Treat the second occurrence as a pattern emerging. Pull both logs and compare side-by-side. Identify the common conditions: same motor, same throttle envelope, same airframe state.
Treat the third investigation as the swap-and-fly test. Move suspected components and see whether the symptom moves. That isolates the faulty unit conclusively.

For an operator running a fleet of identical or similar airframes, this pattern catches faults early and conclusively. The autopilot already names the symptom; the operator’s job is to follow the symptom across enough flights to isolate the cause.

How LogHat fits into the workflow

The per-flight forensic PDF surfaces the ERR Subsys=25 event with the named motor and the matching RCOU pattern, so the first signal isn’t missed in a busy season.
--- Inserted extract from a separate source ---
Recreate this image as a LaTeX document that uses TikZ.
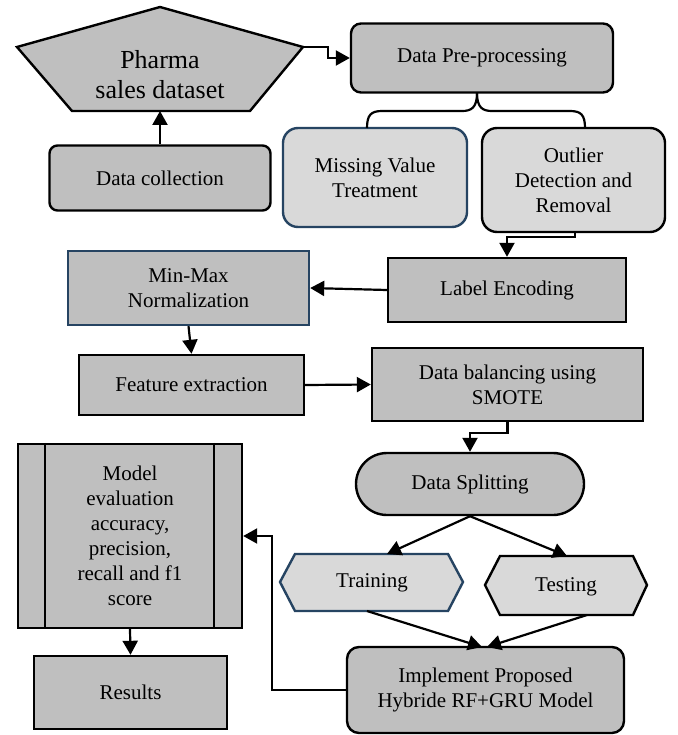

Cross-flight comparison — the analytical step that turns the first signal into a pattern — is something LogHat’s fleet view supports via the per-airframe timeline. The bench swap and the actual replacement are still the operator’s job, as they should be.

What we deliberately don’t do

This post is a pattern illustration, not a specific customer claim. The drone counts, mission frequencies, and ESC part markings have been anonymised; the analytical workflow above is reproducible by any operator with similar tooling. If you’re running an agri or survey fleet and seeing the same ERR Subsys=25 pattern, the steps above apply directly to your context.

When LogHat helps — and when it doesn’t

LogHat’s strength is the per-flight forensic report and the cross-flight comparison view. What we can’t replace is the operator’s judgment about whether to swap, retire, or keep flying. The data narrows the hypothesis; the engineer with the screwdriver still owns the decision.